WORK TO DO: Do not copy the pictures. Write out the lines from the start of the entries through the line containing "(0.1016, 0.1628, 5.32)]".

RECORDS PROVIDED:
=====

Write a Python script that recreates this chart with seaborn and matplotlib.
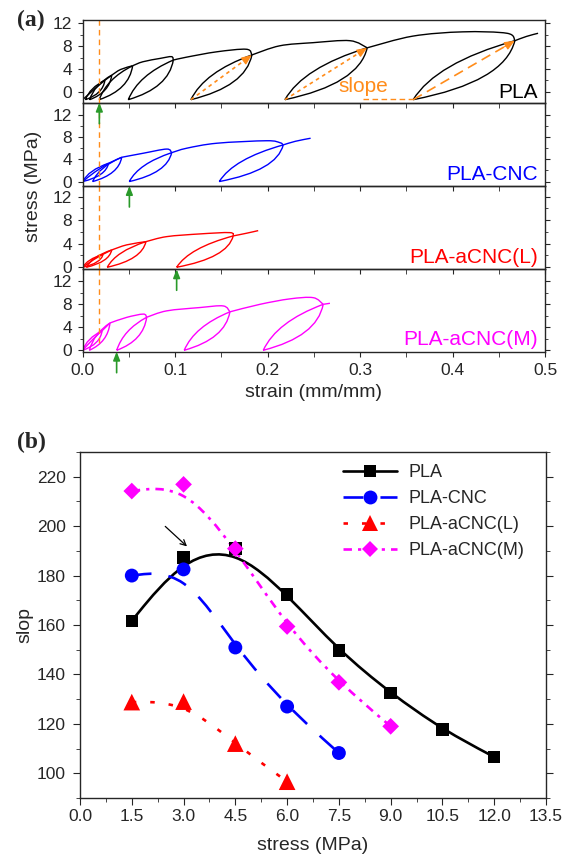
import numpy as np
import matplotlib
matplotlib.use("Agg")
import matplotlib.pyplot as plt
import seaborn as sns
from matplotlib.path import Path
from matplotlib.patches import PathPatch
from matplotlib.lines import Line2D

# ---------------- (a) cyclic loading curves ----------------
# envelope pieces: (strain, stress) points between loop tips
pla_env = [
    [(0.000, -1.4), (0.013, 0.5), (0.024, 2.0)],
    [(0.024, 2.0), (0.0314, 2.9)],
    [(0.0314, 2.9), (0.041, 3.9), (0.054, 4.55)],
    [(0.054, 4.55), (0.065, 5.25), (0.084, 5.85), (0.096, 6.15), (0.098, 5.55)],
    [(0.098, 5.55), (0.112, 6.05), (0.145, 7.0), (0.177, 7.45), (0.183, 6.45)],
    [(0.183, 6.45), (0.213, 8.05), (0.249, 8.6), (0.289, 8.95), (0.3077, 7.7)],
    [(0.3077, 7.7), (0.357, 9.75), (0.411, 10.5), (0.459, 10.25), (0.4674, 8.95)],
    [(0.4674, 8.95), (0.48, 9.7), (0.4925, 10.25)],
]
# loops: (base strain, tip strain, tip stress)
pla_loops = [(0.003, 0.024, 2.0), (0.0075, 0.0314, 2.9), (0.0179, 0.054, 4.55),
             (0.0493, 0.098, 5.55), (0.117, 0.183, 6.45), (0.2187, 0.3077, 7.7),
             (0.3574, 0.4674, 8.95)]

cnc_env = [
    [(0.0, 0.0), (0.013, 1.7), (0.028, 3.3)],
    [(0.028, 3.3), (0.0422, 4.37)],
    [(0.0422, 4.37), (0.0655, 5.1), (0.0908, 5.85), (0.0962, 5.2)],
    [(0.0962, 5.2), (0.1124, 6.0), (0.145, 6.9), (0.199, 7.35), (0.2133, 7.0), (0.2169, 6.6)],
    [(0.2169, 6.6), (0.23, 7.25), (0.2465, 7.8)],
]
cnc_loops = [(0.0, 0.028, 3.3), (0.0108, 0.0422, 4.37), (0.0504, 0.0962, 5.2),
             (0.1477, 0.2169, 6.6)]

acl_env = [
    [(0.0, 0.0), (0.012, 1.3), (0.022, 2.2)],
    [(0.022, 2.2), (0.0314, 2.94)],
    [(0.0314, 2.94), (0.0476, 3.8), (0.0684, 4.35)],
    [(0.0684, 4.35), (0.0908, 5.2), (0.1268, 5.66), (0.1592, 5.88), (0.1628, 5.32)],
    [(0.1628, 5.32), (0.1773, 5.78), (0.1898, 6.22)],
]
acl_loops = [(0.0, 0.022, 2.2), (0.004, 0.0314, 2.94), (0.0266, 0.0684, 4.35),
             (0.1016, 0.1628, 5.32)]

acm_env = [
    [(0.0, 0.0), (0.011, 1.9), (0.021, 3.4)],
    [(0.021, 3.4), (0.0295, 4.75)],
    [(0.0295, 4.75), (0.0476, 5.73), (0.0655, 6.3), (0.0692, 5.75)],
    [(0.0692, 5.75), (0.0908, 6.86), (0.1268, 7.44), (0.152, 7.72), (0.1592, 6.69)],
    [(0.1592, 6.69), (0.1917, 8.0), (0.2241, 8.95), (0.2493, 9.16), (0.2601, 8.0)],
    [(0.2601, 8.0), (0.2674, 8.18)],
]
acm_loops = [(0.0, 0.021, 3.4), (0.0072, 0.0295, 4.75), (0.0368, 0.0692, 5.75),
             (0.1098, 0.1592, 6.69), (0.1953, 0.2601, 8.0)]

samples = ["PLA", "PLA-CNC", "PLA-aCNC(L)", "PLA-aCNC(M)"]
colors = ["black", "#0000ff", "#ff0000", "#ff00ff"]
bases = [-1.4, 0.0, 0.0, 0.0]
green_marks = [0.018, 0.0505, 0.1016, 0.0367]
guide_loops = [4, 5, 6]
slope_base = (0.3033, 0.3574)

# ---------------- (b) slope vs stress ----------------
stress_levels = [1.5, 3.0, 4.5, 6.0, 7.5, 9.0, 10.5, 12.0]
slope_pla = [161.7, 187.4, 191.0, 172.4, 149.6, 132.4, 117.7, 106.6]
slope_cnc = [180.0, 182.5, 150.9, 127.0, 108.2]
slope_acl = [128.8, 129.0, 112.0, 96.6]
slope_acm = [214.2, 216.9, 190.9, 159.4, 136.8, 119.0]


def smooth_path(pts):
    p = np.asarray(pts, float)
    ext = np.vstack([p[0], p, p[-1]])
    verts, codes = [p[0]], [Path.MOVETO]
    for i in range(len(p) - 1):
        p0, p1, p2, p3 = ext[i], ext[i + 1], ext[i + 2], ext[i + 3]
        verts += [p1 + (p2 - p0) / 6, p2 - (p3 - p1) / 6, p2]
        codes += [Path.CURVE4] * 3
    return Path(verts, codes)


def loop_path(sb, eb, et, st):
    dx, dy = et - eb, st - sb
    verts = [(eb, sb), (eb + 0.22 * dx, sb + 0.62 * dy), (et, st),
             (eb + 0.9 * dx, sb + 0.3 * dy), (eb, sb)]
    codes = [Path.MOVETO] + [Path.CURVE3] * 4
    return Path(verts, codes)


def bspline_path(xs, ys):
    p = np.column_stack([xs, ys]).astype(float)
    p = np.vstack([p[0], p[0], p, p[-1], p[-1]])
    verts, codes = [], []
    for i in range(len(p) - 3):
        a, b, c, d = p[i:i + 4]
        seg = [(a + 4 * b + c) / 6, (4 * b + 2 * c) / 6, (2 * b + 4 * c) / 6, (b + 4 * c + d) / 6]
        if not verts:
            verts.append(seg[0]); codes.append(Path.MOVETO)
        verts += seg[1:]; codes += [Path.CURVE4] * 3
    return Path(verts, codes)


sns.set_style("ticks")
plt.rcParams["font.family"] = ["Liberation Sans", "DejaVu Sans"]
plt.rcParams["axes.linewidth"] = 1.0

W, H = 567, 861
fig = plt.figure(figsize=(W / 100, H / 100), dpi=100)


def rect(l, t, r, b):
    return [l / W, 1 - b / H, (r - l) / W, (b - t) / H]


tops = [20, 102.7, 186, 269.3]
bots = [102.7, 186, 269.3, 351.7]
ylims = [(-1.93, 12.58), (-0.8, 14.2), (-0.35, 13.8), (-0.25, 14.1)]
label_y = [0.055, 0.075, 0.08, 0.085]
envs = [pla_env, cnc_env, acl_env, acm_env]
loops = [pla_loops, cnc_loops, acl_loops, acm_loops]
orange = "#ff8c1a"
green = "#2a9a2a"

top_axes = []
for i in range(4):
    ax = fig.add_axes(rect(82.7, tops[i], 545, bots[i]))
    ax.set_zorder(10 - i)
    ax.set_facecolor("none")
    top_axes.append(ax)
    for seg in envs[i]:
        ax.add_patch(PathPatch(smooth_path(seg), fill=False, edgecolor=colors[i], lw=1.0))
    for eb, et, st in loops[i]:
        ax.add_patch(PathPatch(loop_path(bases[i], eb, et, st), fill=False,
                               edgecolor=colors[i], lw=1.0))
    ax.set_xlim(0, 0.5)
    ax.set_ylim(*ylims[i])
    ax.set_yticks([0, 4, 8, 12])
    ax.set_yticks([2, 6, 10], minor=True)
    ax.set_xticks(np.arange(0, 0.51, 0.1))
    ax.set_xticks(np.arange(0.05, 0.5, 0.1), minor=True)
    ax.tick_params(axis="y", which="both", direction="out", right=True, labelsize=12.5,
                   pad=4)
    ax.tick_params(axis="y", which="major", length=3.5)
    ax.tick_params(axis="y", which="minor", length=2)
    ax.tick_params(axis="x", which="both", direction="out", length=3.4, labelsize=12.5,
                   labelbottom=(i == 3), pad=5)
    ax.text(0.985, label_y[i], samples[i], transform=ax.transAxes, ha="right",
            va="baseline", color=colors[i], fontsize=15)
    ax.axvline(0.018, ymin=0.1 if i == 3 else 0, ymax=1, color=orange, lw=1.0,
               ls=(0, (4, 3)))
    ax.annotate("", xy=(green_marks[i], 0), xycoords=("data", "axes fraction"),
                xytext=(0, -21), textcoords="offset pixels", annotation_clip=False,
                arrowprops=dict(arrowstyle="-|>,head_length=0.5,head_width=0.2",
                                color=green, lw=1.2, shrinkA=0, shrinkB=0))

# slope guides in the PLA panel
ax1 = top_axes[0]
guide_ls = [(0, (2.2, 2.2)), (0, (2.2, 2.2)), (0, (6, 3.5))]
for k, ls in zip(guide_loops, guide_ls):
    eb, et, st = pla_loops[k]
    b = bases[0]
    ax1.plot([eb, eb + 0.93 * (et - eb)], [b, b + 0.93 * (st - b)], color=orange, lw=1.2, ls=ls)
    ax1.annotate("", xy=(et, st), xytext=(eb + 0.9 * (et - eb), b + 0.9 * (st - b)),
                 arrowprops=dict(arrowstyle="-|>,head_length=0.6,head_width=0.25",
                                 color=orange, lw=1.0, shrinkA=0, shrinkB=0))
ax1.plot(slope_base, [bases[0] + 0.1] * 2, color=orange, lw=1.0, ls=(0, (4, 2.5)))
ax1.text(np.mean(slope_base) - 0.027, 0.0, "slope", color=orange, fontsize=15,
         ha="center", va="baseline")

top_axes[3].set_xlabel("strain (mm/mm)", fontsize=14, labelpad=4)
fig.text(33 / W, 1 - 186 / H, "stress (MPa)", rotation=90, ha="center", va="center",
         fontsize=14)

# ---------------- (b) ----------------
axb = fig.add_axes(rect(80, 452, 546, 798))
series = [
    ("PLA", slope_pla, "black", "s", 9, "-"),
    ("PLA-CNC", slope_cnc, "#0000ff", "o", 10, (0, (7.5, 6.5))),
    ("PLA-aCNC(L)", slope_acl, "#ff0000", "^", 12, (0, (1.7, 5.3))),
    ("PLA-aCNC(M)", slope_acm, "#ff00ff", "D", 8.5, (0, (3.2, 2.3, 1.2, 2.3))),
]
handles = []
for name, vals, c, m, ms, ls in series:
    xs = stress_levels[:len(vals)]
    axb.add_patch(PathPatch(bspline_path(xs, vals), fill=False, edgecolor=c, lw=1.9,
                            ls=ls, zorder=2))
    sns.scatterplot(x=xs, y=vals, marker=m, s=ms ** 2, color=c, edgecolor="none",
                    linewidth=0, ax=axb, zorder=3)
    handles.append(Line2D([], [], color=c, lw=1.9, ls=ls, marker=m, markersize=ms,
                          markeredgewidth=0))

axb.annotate("", xy=(3.1, 191.8), xytext=(2.47, 199.9),
             arrowprops=dict(arrowstyle="->,head_length=0.4,head_width=0.2",
                             color="black", lw=0.9, shrinkA=0, shrinkB=0))
axb.set_xlim(0, 13.5)
axb.set_ylim(90, 230)
axb.set_xticks(np.arange(0, 13.6, 1.5))
axb.set_xticklabels([f"{v:.1f}" for v in np.arange(0, 13.6, 1.5)])
axb.set_xticks(np.arange(0.75, 13.5, 1.5), minor=True)
axb.set_yticks(np.arange(100, 221, 20))
axb.set_yticks(np.arange(90, 231, 10), minor=True)
axb.tick_params(which="both", direction="out", labelsize=12.5, right=True)
axb.tick_params(which="major", length=5)
axb.tick_params(which="minor", length=3)
axb.tick_params(axis="y", pad=5)
axb.tick_params(axis="x", pad=3)
axb.set_xlabel("stress (MPa)", fontsize=14, labelpad=9)
axb.set_ylabel("slop", fontsize=14, labelpad=3)
axb.legend(handles, [s[0] for s in series], loc="upper left", bbox_to_anchor=(0.565, 0.965),
           frameon=False, fontsize=13, handlelength=3.0, handletextpad=0.6,
           labelspacing=0.5, borderaxespad=0, borderpad=0, numpoints=1)

fig.text(0.03, 1 - 10 / H, "(a)", fontsize=17, fontweight="bold", family="Liberation Serif",
         va="top", ha="left")
fig.text(0.03, 1 - 432 / H, "(b)", fontsize=17, fontweight="bold", family="Liberation Serif",
         va="top", ha="left")

fig.savefig("out.png", dpi=100)
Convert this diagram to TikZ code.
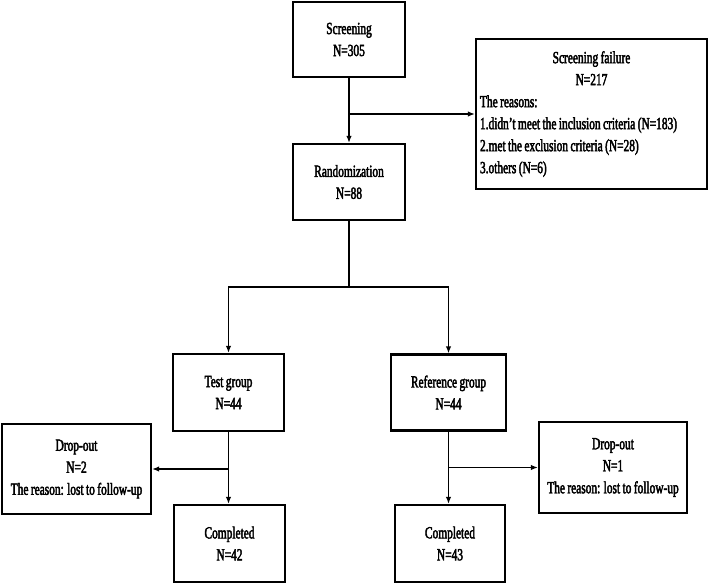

=====

WRITTEN ANSWER:
Write a Python script that recreates this chart with seaborn and matplotlib.
import numpy as np
import matplotlib
matplotlib.use("Agg")
import matplotlib.pyplot as plt
import seaborn as sns
from matplotlib.path import Path
from matplotlib.patches import PathPatch
from matplotlib.lines import Line2D

# ---------------- (a) cyclic loading curves ----------------
# envelope pieces: (strain, stress) points between loop tips
pla_env = [
    [(0.000, -1.4), (0.013, 0.5), (0.024, 2.0)],
    [(0.024, 2.0), (0.0314, 2.9)],
    [(0.0314, 2.9), (0.041, 3.9), (0.054, 4.55)],
    [(0.054, 4.55), (0.065, 5.25), (0.084, 5.85), (0.096, 6.15), (0.098, 5.55)],
    [(0.098, 5.55), (0.112, 6.05), (0.145, 7.0), (0.177, 7.45), (0.183, 6.45)],
    [(0.183, 6.45), (0.213, 8.05), (0.249, 8.6), (0.289, 8.95), (0.3077, 7.7)],
    [(0.3077, 7.7), (0.357, 9.75), (0.411, 10.5), (0.459, 10.25), (0.4674, 8.95)],
    [(0.4674, 8.95), (0.48, 9.7), (0.4925, 10.25)],
]
# loops: (base strain, tip strain, tip stress)
pla_loops = [(0.003, 0.024, 2.0), (0.0075, 0.0314, 2.9), (0.0179, 0.054, 4.55),
             (0.0493, 0.098, 5.55), (0.117, 0.183, 6.45), (0.2187, 0.3077, 7.7),
             (0.3574, 0.4674, 8.95)]

cnc_env = [
    [(0.0, 0.0), (0.013, 1.7), (0.028, 3.3)],
    [(0.028, 3.3), (0.0422, 4.37)],
    [(0.0422, 4.37), (0.0655, 5.1), (0.0908, 5.85), (0.0962, 5.2)],
    [(0.0962, 5.2), (0.1124, 6.0), (0.145, 6.9), (0.199, 7.35), (0.2133, 7.0), (0.2169, 6.6)],
    [(0.2169, 6.6), (0.23, 7.25), (0.2465, 7.8)],
]
cnc_loops = [(0.0, 0.028, 3.3), (0.0108, 0.0422, 4.37), (0.0504, 0.0962, 5.2),
             (0.1477, 0.2169, 6.6)]

acl_env = [
    [(0.0, 0.0), (0.012, 1.3), (0.022, 2.2)],
    [(0.022, 2.2), (0.0314, 2.94)],
    [(0.0314, 2.94), (0.0476, 3.8), (0.0684, 4.35)],
    [(0.0684, 4.35), (0.0908, 5.2), (0.1268, 5.66), (0.1592, 5.88), (0.1628, 5.32)],
    [(0.1628, 5.32), (0.1773, 5.78), (0.1898, 6.22)],
]
acl_loops = [(0.0, 0.022, 2.2), (0.004, 0.0314, 2.94), (0.0266, 0.0684, 4.35),
             (0.1016, 0.1628, 5.32)]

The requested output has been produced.